It’s hard to write about anything else today with news from The Supreme Court: the decision to uphold the Affordable Care Act. As a pediatrician and mom this isn’t about politics for me. It’s about the assurance that pediatric patients (my children included) can get the care they need. And that we work to make care affordable. Below are a few thoughts & quotes that have helped me understand how the decision will affect care for our children in the United States.

First off, more children will have access to health care. Children will maintain insurance for longer periods of time. And children who have congenital and chronic health conditions won’t lose their care. The majority ruling preserves key child health provisions including the law’s protections against pre-existing condition exclusions. Dr Robert Block, President of the American Academy of Pediatrics said:

Since the Affordable Care Act took effect, millions of children with pre-existing conditions gained health care coverage; 14 million children with private insurance received preventive health services with no co-pay; and 3.1 million more young adults gained coverage through their parents’ plans. These are just a few of the law’s investments in child health, with many more set to take effect over the next few years as affirmed by today’s decision.

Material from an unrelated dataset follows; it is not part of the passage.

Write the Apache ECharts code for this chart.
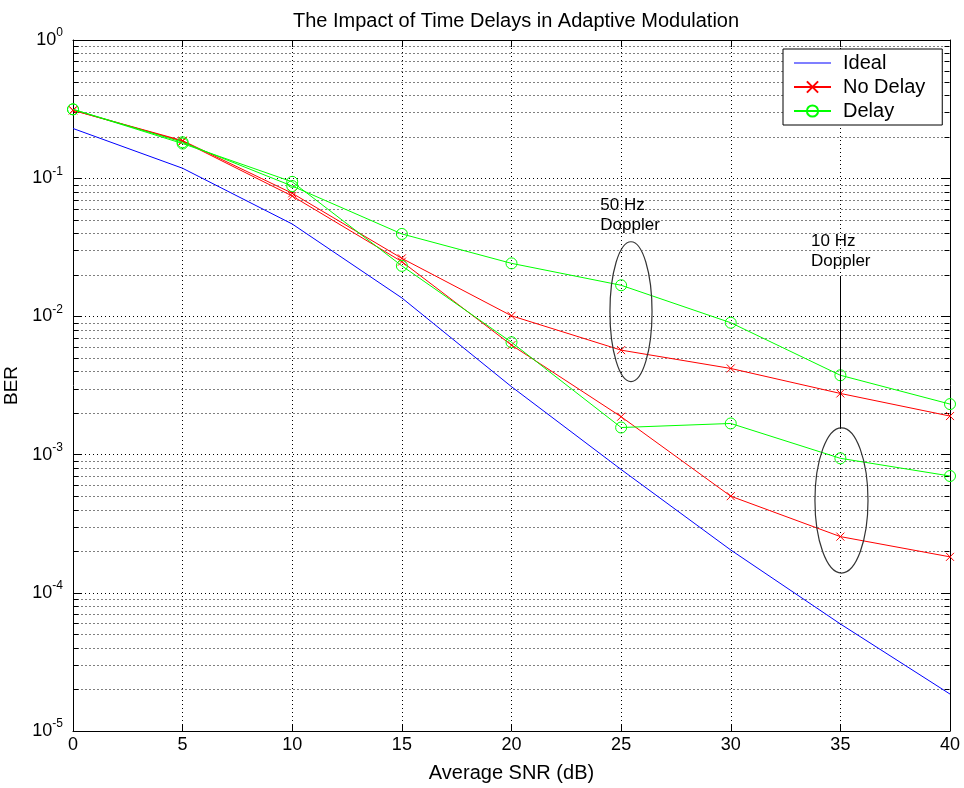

I really appreciated this one paragraph explanation of the individual mandate from the SCOTUSBlog (via The Atlantic):

In Plain English: The Affordable Care Act, including its individual mandate that virtually all Americans buy health insurance, is constitutional. There were not five votes to uphold it on the ground that Congress could use its power to regulate commerce between the states to require everyone to buy health insurance. However, five Justices agreed that the penalty that someone must pay if he refuses to buy insurance is a kind of tax that Congress can impose using its taxing power. That is all that matters. Because the mandate survives, the Court did not need to decide what other parts of the statute were constitutional, except for a provision that required states to comply with new eligibility requirements for Medicaid or risk losing their funding. On that question, the Court held that the provision is constitutional as long as states would only lose new funds if they didn’t comply with the new requirements, rather than all of their funding.

I hope to understand more about the frustrations people have with the Affordable Care Act, too — especially as they relate to pediatric care.

What did today’s decision mean to your family? Will your children have improved access to health care? Did you feel a sense of relief?  Did you feel the opposite?